Review of a video from the 2012 Google I/O developer’s conference

By | July 10, 2012

The topic of this blog is over the video, SQL vs NoSql: Battle of the Backends that I watched among the videos of the 2012 Google I/O developer’s conference at the following link: https://developers.google.com/events/io/sessions

Before I delve into the actual content of the video and its discussion, I like to start going over the concept of Cloud. I think of Cloud as horizontally scaled environments that are available on-demand and get provisioned as it is required. NoSQL came to picture as the success stories of large scale web applications, like Amazon, Facebook, Yahoo and Google, demonstrate NoSQL shines over SQL where scalability is the matter of importance. There are many NoSQL databases in the cloud, among them are Amazon SimpleDB, Google Datastore which are known for their HA and concurrent services running over multiple data centers.

The presenters of this video by going over Google App Engine (GAE) which is a PaaS (platform as a service) for Google started their debate. Based on their presentation, Google App Engine is built upon Google’s infrastructure and easy to build, easy to scale, and easy to maintain as it has the advantages of NoSQL as well as relational database since Google App Engine connects to three main components: datastore, primary cloud SQL and storage APIs.

Google datastore is the Google storage infrastructure, it is built for scale both size and traffic, right now with over 2 Trillion operations per month, it has a fully managed ‘NoSQL’ solution so there won’t be any provisioning or scaling issues. Google Cloud SQL is the distributed relational database in the cloud.

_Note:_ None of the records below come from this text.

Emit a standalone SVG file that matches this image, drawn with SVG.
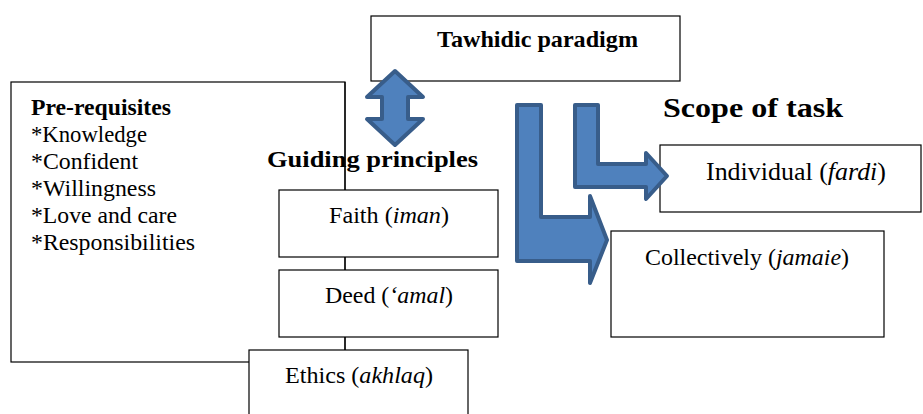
<svg xmlns="http://www.w3.org/2000/svg" width="923" height="414" viewBox="0 0 923 414">
<style>
.box{fill:#fff;stroke:#000;stroke-width:1.2}
.frame{fill:none;stroke:#000;stroke-width:1.2}
.b{font-weight:bold}
.i{font-style:italic}
.arr{fill:#4F81BD;stroke:#385D8A;stroke-width:4;stroke-linejoin:round}
</style>
<g font-family="Liberation Serif, Times New Roman, serif" font-size="24" fill="#000">
<g id="prerequisites">
<rect class="frame" x="11" y="82" width="334" height="280"/>
<text class="b" x="31" y="115" textLength="140" lengthAdjust="spacingAndGlyphs">Pre-requisites</text>
<text x="31" y="142" textLength="116" lengthAdjust="spacingAndGlyphs">*Knowledge</text>
<text x="31" y="169" textLength="107" lengthAdjust="spacingAndGlyphs">*Confident</text>
<text x="31" y="196" textLength="125" lengthAdjust="spacingAndGlyphs">*Willingness</text>
<text x="31" y="223" textLength="146" lengthAdjust="spacingAndGlyphs">*Love and care</text>
<text x="31" y="250" textLength="164" lengthAdjust="spacingAndGlyphs">*Responsibilities</text>
</g>
<g id="tawhidic">
<rect class="box" x="371" y="16" width="309" height="65"/>
<text class="b" font-size="23.5" x="437" y="47" textLength="201" lengthAdjust="spacingAndGlyphs">Tawhidic paradigm</text>
</g>
<g id="guiding-title">
<text class="b" x="267" y="167" textLength="211" lengthAdjust="spacingAndGlyphs">Guiding principles</text>
</g>
<g id="scope-title">
<text class="b" font-size="28" x="663" y="117" textLength="180" lengthAdjust="spacingAndGlyphs">Scope of task</text>
</g>
<g id="faith">
<rect class="box" x="279" y="190" width="219" height="67"/>
<text x="329" y="223" textLength="120" lengthAdjust="spacingAndGlyphs">Faith (<tspan class="i">iman</tspan>)</text>
</g>
<g id="deed">
<rect class="box" x="279" y="270" width="219" height="67"/>
<text x="325" y="303" textLength="128" lengthAdjust="spacingAndGlyphs">Deed (<tspan class="i">‘amal</tspan>)</text>
</g>
<g id="ethics">
<rect class="box" x="249" y="350" width="219" height="80"/>
<text x="285" y="383" textLength="148" lengthAdjust="spacingAndGlyphs">Ethics (<tspan class="i">akhlaq</tspan>)</text>
</g>
<g id="individual">
<rect class="box" x="660" y="145" width="261" height="67"/>
<text font-size="25" x="706" y="180" textLength="180" lengthAdjust="spacingAndGlyphs">Individual (<tspan class="i">fardi</tspan>)</text>
</g>
<g id="collectively">
<rect class="box" x="611" y="231" width="273" height="106"/>
<text x="645" y="265" textLength="204" lengthAdjust="spacingAndGlyphs">Collectively (<tspan class="i">jamaie</tspan>)</text>
</g>
</g>
<g id="connectors">
<line x1="345" y1="82" x2="345" y2="190" stroke="#000" stroke-width="1.2"/>
<line x1="345" y1="257" x2="345" y2="270" stroke="#000" stroke-width="1.2"/>
<line x1="345" y1="337" x2="345" y2="350" stroke="#000" stroke-width="1.2"/>
<path class="arr" d="M395,71 L423,97 L408,97 L408,119 L423,119 L395,145 L367,119 L382,119 L382,97 L367,97 Z"/>
<path class="arr" d="M517,105 L541,105 L541,217 L590,217 L590,196 L607,240 L590,283 L590,261 L517,261 Z"/>
<path class="arr" d="M575,105 L598,105 L598,164 L646,164 L646,153 L667,176 L646,199 L646,187 L575,187 Z"/>
</g>
</svg>
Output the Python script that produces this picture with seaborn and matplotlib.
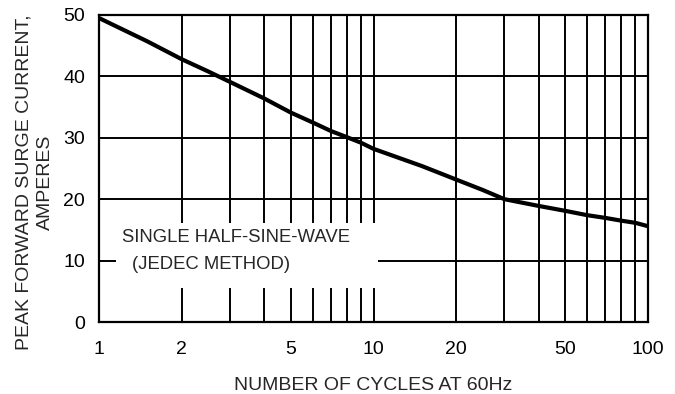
import matplotlib
matplotlib.use("Agg")
import matplotlib.pyplot as plt
import seaborn as sns
import pandas as pd
from matplotlib.patches import Rectangle

# valores
cycles = [1, 1.5, 2, 2.5, 3, 4, 5, 6, 7, 8, 9, 10, 15, 20, 25, 30,
          40, 50, 60, 70, 80, 90, 100]
current = [49.5, 45.7, 42.8, 40.8, 39.1, 36.4, 34.1, 32.5, 31.1, 30.1, 29.2,
           28.2, 25.4, 23.2, 21.5, 20.0, 18.9, 18.1, 17.4, 16.95, 16.5,
           16.15, 15.6]

xticks = [1, 2, 5, 10, 20, 50, 100]
xticklabels = ["1", "2", "5", "10", "20", "50", "100"]
yticks = [0, 10, 20, 30, 40, 50]
minor_x = [3, 4, 6, 7, 8, 9, 30, 40, 60, 70, 80, 90]

data = pd.DataFrame({"ciclos": cycles, "corriente": current})

sns.set_style("white")
plt.rcParams["font.family"] = ["Liberation Sans", "DejaVu Sans"]

fig = plt.figure(figsize=(6.75, 3.94), dpi=100)
ax = fig.add_axes([0.1467, 0.1827, 0.8133, 0.7793])

sns.lineplot(data=data, x="ciclos", y="corriente", ax=ax, color="black",
             linewidth=3, zorder=5)

ax.set_xscale("log")
ax.set_xlim(1, 100)
ax.set_ylim(0, 50)
ax.set_xticks(xticks)
ax.set_xticklabels(xticklabels)
ax.set_xticks(minor_x, minor=True)
ax.set_xticklabels([], minor=True)
ax.set_yticks(yticks)

ax.grid(True, which="both", color="black", linewidth=1.4)
ax.tick_params(axis="both", which="both", length=0, labelsize=14, colors="black")
ax.tick_params(axis="x", pad=14)
ax.tick_params(axis="y", pad=10)
for s in ax.spines.values():
    s.set_color("black")
    s.set_linewidth(1.6)

# caja blanca del texto
ax.add_patch(Rectangle((1.15, 5.5), 10.4 - 1.15, 16.1 - 5.5, facecolor="white",
                       edgecolor="none", zorder=3))
ax.text(1.21, 13.7, "SINGLE HALF-SINE-WAVE", fontsize=13.3, va="center", zorder=4)
ax.text(1.32, 9.3, "(JEDEC METHOD)", fontsize=13.3, va="center", zorder=4)

ax.set_xlabel("NUMBER OF CYCLES AT 60Hz", fontsize=14, labelpad=13)
ax.set_ylabel("PEAK FORWARD SURGE CURRENT,\nAMPERES", fontsize=14,
              linespacing=1.35)
ax.yaxis.set_label_coords(-0.082, 0.456)

fig.savefig("out.png", dpi=100)
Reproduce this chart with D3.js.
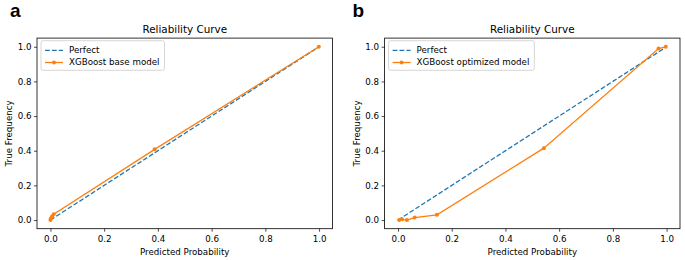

It is pure MYSQL in the cloud that supports the international support for database manipulation, SQL.

Based on their debate, Both support queries, transactions, consistency, scalability, management, schema, however Google datastore is great in the area of data scalability, management of solutions, and schema and for the application with the use case scenario of file sharing it can provide the best solution. On the other hand, from the stand point of powerful queries, atomic transactions and consistency Cloud SQL is a better choice and has the full support of off-the-shelf frameworks like Hibernate, JDO/JPA, Spring, Django, wordpress that depend on relational databases and therefore it works best in these use cases.

Obviously, Google App Engine has a sound place in the Internet technology and business, as it has the support for both NoSQL and relational databases. There are still lots of applications built upon relational databases to get benefit of powerful queries and aggregations, ease of use, in-memory operations and in-memory performance of a single machine while so many applications are migrating from a structured schema to a schema-less and move to getting benefit of NoSQL solutions for a bottleneck-free way of scaling out their workloads.